In his talk on Corporate Crime and Compliance, Holder credited “measures like the Dodd-Frank Act” as having restored stability to the system as a whole and having rebuilt the kind of “commonsense regulatory environment that was gradually eroded by special interests” over the last few decades.

Yet, “despite the progress we’ve seen and the safeguards we’ve implemented, we are already witnessing a troubling return to some of the very same profit-driven risk-taking that contributed to the 2008 collapse,” Holder said.

As this type of conduct re-emerges on Wall Street, it is important to instill the expectation that there will be tough enforcement of all applicable laws, Holder indicated. “All business enterprises naturally involve a degree of risk-taking,” he said. “That’s both necessary and healthy. But when companies place exceedingly risky bets relying on federally insured capital—and when they reap massive financial benefits regardless of whether those bets pay off—all Americans should be concerned. When those outsize returns rely on false representations to investors or counterparties, it may well entail fraud.” 

The Justice Department, whenever it has resolved cases against financial institutions, typically has reserved the right to continue its investigations against individuals at the firm, for three reasons, according to Holder: It enhances accountability, it promotes fairness, and it has a powerful deterrent effect. “A corporation may enter a guilty plea and still see its stock price rise the next day,” he said. “But an individual who is found guilty of a serious fraud crime is most likely going to prison.”

For a financial fraud case to be successful it is necessary to prove intent to deceive, Holder noted.

“But this evidence is often difficult to come by,” he said. He cited the False Claims Act and its whistleblower amendment under which the Justice Department has recovered more than $22 billion since 2009 from people who have defrauded the government. “But the FRA only applies to fraud on government-funded programs,” he said.
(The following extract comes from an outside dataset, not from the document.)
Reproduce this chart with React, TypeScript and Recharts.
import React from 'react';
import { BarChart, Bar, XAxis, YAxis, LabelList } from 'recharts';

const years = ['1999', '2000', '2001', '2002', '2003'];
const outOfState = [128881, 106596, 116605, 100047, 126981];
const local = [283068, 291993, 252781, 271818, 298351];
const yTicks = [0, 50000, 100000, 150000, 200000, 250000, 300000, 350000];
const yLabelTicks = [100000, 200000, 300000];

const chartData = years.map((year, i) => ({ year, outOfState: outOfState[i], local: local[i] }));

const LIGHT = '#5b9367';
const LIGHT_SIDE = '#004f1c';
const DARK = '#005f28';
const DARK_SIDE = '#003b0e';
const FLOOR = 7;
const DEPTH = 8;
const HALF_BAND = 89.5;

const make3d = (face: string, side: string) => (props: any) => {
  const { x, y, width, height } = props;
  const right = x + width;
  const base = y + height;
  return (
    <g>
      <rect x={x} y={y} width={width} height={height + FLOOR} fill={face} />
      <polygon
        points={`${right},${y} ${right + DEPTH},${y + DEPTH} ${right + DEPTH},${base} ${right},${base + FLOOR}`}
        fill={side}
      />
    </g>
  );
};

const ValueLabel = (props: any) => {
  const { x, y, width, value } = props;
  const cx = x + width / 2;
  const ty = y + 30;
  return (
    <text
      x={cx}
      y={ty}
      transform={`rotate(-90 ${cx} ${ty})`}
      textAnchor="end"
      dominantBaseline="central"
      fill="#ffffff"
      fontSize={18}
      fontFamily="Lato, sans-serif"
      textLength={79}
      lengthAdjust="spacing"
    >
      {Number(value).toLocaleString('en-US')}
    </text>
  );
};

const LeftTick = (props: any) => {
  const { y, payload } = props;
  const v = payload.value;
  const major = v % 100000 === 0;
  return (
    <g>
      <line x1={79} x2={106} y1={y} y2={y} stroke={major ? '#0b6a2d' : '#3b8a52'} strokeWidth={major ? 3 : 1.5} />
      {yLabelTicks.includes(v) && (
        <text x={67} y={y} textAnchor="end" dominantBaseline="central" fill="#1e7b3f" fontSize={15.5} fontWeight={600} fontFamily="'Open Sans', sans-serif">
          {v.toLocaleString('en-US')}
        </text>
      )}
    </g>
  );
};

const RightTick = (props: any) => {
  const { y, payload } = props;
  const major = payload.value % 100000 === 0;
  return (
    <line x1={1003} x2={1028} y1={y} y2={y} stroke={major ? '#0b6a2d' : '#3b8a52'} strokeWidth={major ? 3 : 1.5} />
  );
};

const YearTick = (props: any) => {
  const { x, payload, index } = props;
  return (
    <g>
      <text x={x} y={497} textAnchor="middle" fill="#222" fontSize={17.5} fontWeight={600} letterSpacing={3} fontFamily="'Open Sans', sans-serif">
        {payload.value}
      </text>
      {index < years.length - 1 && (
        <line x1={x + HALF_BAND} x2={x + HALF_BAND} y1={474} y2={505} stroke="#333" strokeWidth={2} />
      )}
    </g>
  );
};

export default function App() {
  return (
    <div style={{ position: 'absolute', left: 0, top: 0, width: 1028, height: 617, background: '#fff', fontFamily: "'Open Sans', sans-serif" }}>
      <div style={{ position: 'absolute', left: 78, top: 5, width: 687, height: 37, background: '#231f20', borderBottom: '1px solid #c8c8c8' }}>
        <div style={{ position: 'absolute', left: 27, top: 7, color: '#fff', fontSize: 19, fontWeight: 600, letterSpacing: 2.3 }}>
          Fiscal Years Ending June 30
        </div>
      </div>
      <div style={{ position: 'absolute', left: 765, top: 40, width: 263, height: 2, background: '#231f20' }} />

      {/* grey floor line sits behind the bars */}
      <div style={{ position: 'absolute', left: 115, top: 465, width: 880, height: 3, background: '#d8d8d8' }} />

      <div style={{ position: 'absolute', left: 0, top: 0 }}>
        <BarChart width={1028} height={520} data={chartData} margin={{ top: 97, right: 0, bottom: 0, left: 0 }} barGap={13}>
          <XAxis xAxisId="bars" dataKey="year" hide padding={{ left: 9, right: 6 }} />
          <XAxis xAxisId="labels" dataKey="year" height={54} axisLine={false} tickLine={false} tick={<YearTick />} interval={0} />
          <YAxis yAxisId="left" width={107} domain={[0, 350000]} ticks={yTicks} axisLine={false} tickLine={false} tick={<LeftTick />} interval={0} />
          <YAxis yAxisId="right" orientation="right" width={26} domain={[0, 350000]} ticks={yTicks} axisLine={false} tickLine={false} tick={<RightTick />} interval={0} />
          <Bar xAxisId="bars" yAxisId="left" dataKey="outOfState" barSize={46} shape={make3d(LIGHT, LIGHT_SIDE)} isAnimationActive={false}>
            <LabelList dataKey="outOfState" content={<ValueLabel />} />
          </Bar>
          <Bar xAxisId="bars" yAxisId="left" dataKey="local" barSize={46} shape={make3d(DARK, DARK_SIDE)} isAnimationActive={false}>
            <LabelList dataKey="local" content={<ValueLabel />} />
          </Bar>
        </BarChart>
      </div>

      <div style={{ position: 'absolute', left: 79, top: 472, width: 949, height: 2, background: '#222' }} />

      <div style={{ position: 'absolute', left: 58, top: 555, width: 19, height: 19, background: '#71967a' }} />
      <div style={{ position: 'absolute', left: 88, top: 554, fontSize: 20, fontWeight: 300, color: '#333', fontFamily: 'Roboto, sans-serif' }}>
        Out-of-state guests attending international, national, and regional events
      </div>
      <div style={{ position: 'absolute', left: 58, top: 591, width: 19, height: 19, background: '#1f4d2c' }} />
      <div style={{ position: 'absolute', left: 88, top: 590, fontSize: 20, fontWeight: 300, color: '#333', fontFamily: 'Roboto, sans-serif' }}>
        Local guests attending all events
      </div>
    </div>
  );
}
To combat financial fraud, the Justice Department has come to rely on the Financial Institutions Reform, Recovery, and Enforcement Act, or FIRREA. However, the whistleblower provision in FIRREA is capped at just $1.6 million, which Holder said was a “paltry sum in an industry in which, last year, the collective bonus pool rose above $26 billion, and median executive pay was $15 million and rising.” The cap should be modified to False Claim Act levels, to increase its incentives for individual cooperation, he suggested.

The FBI’s white collar fighting ability was somewhat diverted after the attacks of September 11, 2001, Holder suggested. “While we justifiably continue to devote valuable resources to the fight against terrorism, we will also need to support the FBI with resources and personnel that can be brought to bear in our work to investigate financial crimes—and ensure that the Bureau can sustain a real-time, threat-focused mindset in the world of financial fraud.”

Holder said that investigations are open “right now that are focused on the conduct of individuals at specific financial institutions.” While he did not go into specifics, he indicated that “good progress” was being made in these cases, which involve conduct that has undermined the integrity of our markets.” Charges are expected to be made in the coming months.